In their assault in Albu Kamal, rebels also captured 16 air defence personnel and attacked the nearby Hamdan air base, the Syrian Observatory said.
The seizure of the air defence headquarters was a ‘major coup’ for the rebels, the Britain-based watchdog’s director Rami Abdel Rahman said, adding that it sparked retaliatory shelling in the town of some 60,000 people that killed at least five civilians.
They were among a total of 125 people killed in violence nationwide on Friday – 74 civilians, 29 soldiers and 22 rebels, according to Observatory figures.
The rebels claim to have destroyed a dozen aircraft on the ground in their attacks on air bases in recent days as they seek to counter the government’s use of MiG warplanes and helicopter gunships against them.
In Idlib province, a major battleground on the Turkish border, rebels attacked an army roadblock in the Harem district early Saturday, killing or wounding nine soldiers, the Observatory said.
State media reported that a ‘terrorist’ group had killed five members of a family in the central Marjeh district of Syria’s second city Aleppo, a key battleground in the more than 17-month-long conflict.
In the central province of Hama, rebels killed at least four soldiers in a roablock attack, the Observatory said.
It also said 18 unidentified bodies were found in the Damascus area on Saturday, most with their hands tied and some bearing signs of torture.
At least 25 people were killed countrywide on Saturday, the Observatory said, adding that August was the deadliest month of the conflict so far with nearly 5,000 dead.
The official SANA news agency reported that 225 prisoners ‘implicated in recent events but without blood on their hands,’ were freed in Damascus province on Saturday.
In talks with Syrian prime minister Wael al-Halaqi in Tehran on Friday, UN chief Ban Ki-moon said Assad’s regime must stop using its heavy weapons.
But the Russia’s top diplomat said on Saturday such calls were ‘completely unrealistic.’
‘When our partners say that the government must stop first and withdraw all its soldiers and weapons from cities — and only then call on the opposition to do the same — well, this is a completely unworkable scheme,’ said Lavrov.
‘Either people are naive or it is some sort of provocation,’ he added.
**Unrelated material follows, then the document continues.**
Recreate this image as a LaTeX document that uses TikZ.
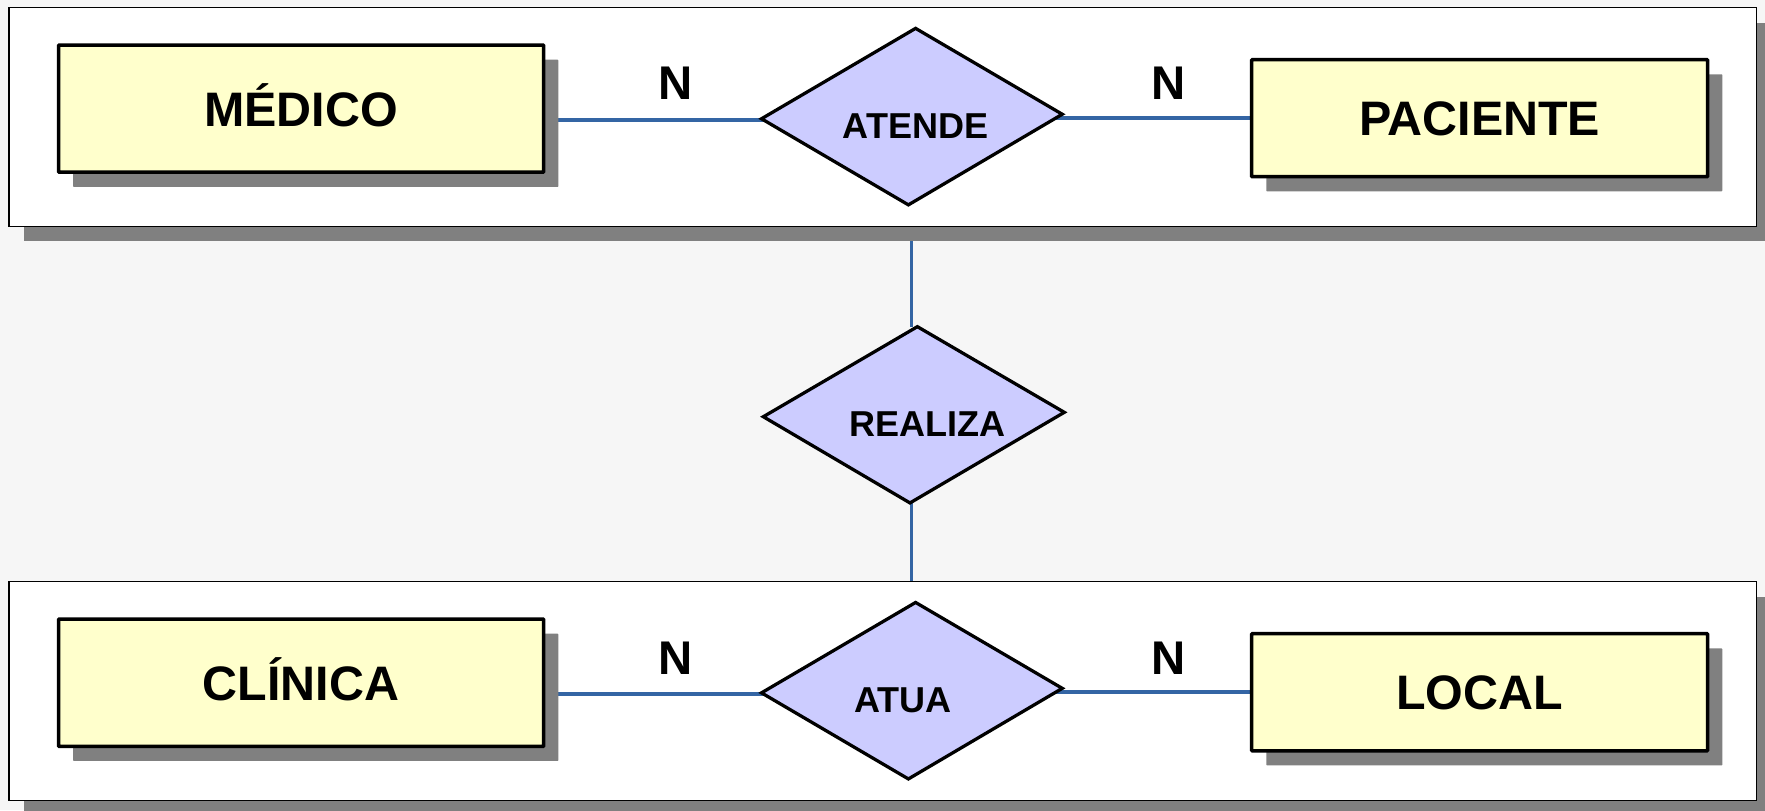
\documentclass[tikz,border=0pt]{standalone}
\usepackage{fontspec}
\setmainfont{Liberation Sans}
\usetikzlibrary{shadows}

\definecolor{canvasgray}{HTML}{F6F6F6}
\definecolor{shadowgray}{HTML}{808080}
\definecolor{entityfill}{HTML}{FFFFCC}
\definecolor{relfill}{HTML}{CCCCFF}
\definecolor{linkblue}{HTML}{3465A4}

\pgfdeclarelayer{canvas}
\pgfdeclarelayer{vlinks}
\pgfdeclarelayer{frames}
\pgfdeclarelayer{hlinks}
\pgfsetlayers{canvas,vlinks,frames,hlinks,main}

\begin{document}
\begin{tikzpicture}[x=1pt,y=-1pt,
  boxshadow/.style={drop shadow={shadow xshift=13pt,shadow yshift=-13pt,
      fill=shadowgray,opacity=1,rounded corners=1.5pt}},
  frame/.style={draw=black,line width=0.9pt,fill=white,inner sep=0pt,
      minimum width=1552pt,minimum height=194pt,boxshadow},
  entity/.style={draw=black,line width=3.1pt,fill=entityfill,inner sep=0pt,
      rounded corners=0.6pt,boxshadow,
      font=\fontsize{43}{50}\selectfont\bfseries,text height=31pt,text depth=0pt},
  rel/.style={draw=black,line width=2.9pt,fill=relfill,line join=miter},
  reltext/.style={inner sep=0pt,font=\fontsize{32}{38}\selectfont\bfseries,
      text height=23pt,text depth=0pt},
  card/.style={inner sep=0pt,font=\fontsize{42}{48}\selectfont\bfseries,
      text height=30pt,text depth=0pt},
  link/.style={draw=linkblue,line width=3pt}]

\begin{pgfonlayer}{canvas}
  \fill[canvasgray] (0,0) rectangle (1568,720);
\end{pgfonlayer}
\useasboundingbox (0,0) rectangle (1568,720);

% two white panels
\begin{pgfonlayer}{frames}
  \node[frame] (topframe) at (784,104) {};
  \node[frame] (botframe) at (784,614) {};
\end{pgfonlayer}

% entities
\node[entity,minimum width=431pt,minimum height=113pt] (medico)   at (267.5,96.5)  {MÉDICO};
\node[entity,minimum width=405pt,minimum height=104pt] (paciente) at (1314.5,105)  {PACIENTE};
\node[entity,minimum width=431pt,minimum height=113pt] (clinica)  at (267.5,606.5) {CLÍNICA};
\node[entity,minimum width=405pt,minimum height=104pt] (local)    at (1314.5,615)  {LOCAL};

% relationship ATENDE
\coordinate (at-n) at (813.4,25.2);
\coordinate (at-e) at (943.7,101.5);
\coordinate (at-s) at (807,182);
\coordinate (at-w) at (676.5,105.5);
\draw[rel] (at-n) -- (at-e) -- (at-s) -- (at-w) -- cycle;
\node[reltext] (atende) at (813.3,111.3) {ATENDE};
\coordinate (at-l) at (680,106.5);
\coordinate (at-r) at (938,104.8);

% relationship REALIZA
\coordinate (re-n) at (815,290.2);
\coordinate (re-e) at (945.5,366.3);
\coordinate (re-s) at (808.4,446.8);
\coordinate (re-w) at (678.1,370.2);
\draw[rel] (re-n) -- (re-e) -- (re-s) -- (re-w) -- cycle;
\node[reltext] (realiza) at (824.3,376.4) {REALIZA};

% relationship ATUA
\coordinate (au-n) at (813.4,535.2);
\coordinate (au-e) at (943.7,611.5);
\coordinate (au-s) at (807,692);
\coordinate (au-w) at (676.5,615.5);
\draw[rel] (au-n) -- (au-e) -- (au-s) -- (au-w) -- cycle;
\node[reltext] (atua) at (802.1,621.9) {ATUA};
\coordinate (au-l) at (680,616.5);
\coordinate (au-r) at (938,614.8);

% cardinalities
\node[card] (n1) at (600,73.3)  {N};
\node[card] (n2) at (1038.5,73.3) {N};
\node[card] (n3) at (600,584.3) {N};
\node[card] (n4) at (1038.5,584.3) {N};

% connectors inside the panels
\begin{pgfonlayer}{hlinks}
  \draw[link] (medico.east |- at-l) -- (at-l);
  \draw[link] (at-r) -- (paciente.west |- at-r);
  \draw[link] (clinica.east |- au-l) -- (au-l);
  \draw[link] (au-r) -- (local.west |- au-r);
\end{pgfonlayer}

% connectors between the panels
\coordinate (vx) at (810,0);
\begin{pgfonlayer}{vlinks}
  \draw[link] (vx |- topframe.south) -- (vx |- re-n);
  \draw[link] (vx |- re-s) -- (vx |- botframe.north);
\end{pgfonlayer}
\end{tikzpicture}
\end{document}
Lavrov stressed that Moscow, a Cold War era ally of Damascus, was not trying to support Assad or his government but was basing its policies on the daily situation on the ground.
‘No matter your view of the Syrian regime, it is completely unrealistic in the current situation — when there is fighting in the cities — to say that the only way out is the unilateral capitulation of one of the opposing sides.
‘We are not holding on to any regime or any individuals in the Syrian situation. We are simply basing our position on what is realistic.’
Veteran troubleshooter Lakhdar Brahimi has now taken up faltering international attempts to end the conflict but with low expectations that he will have any more success than his predecessor, former UN chief Kofi Annan.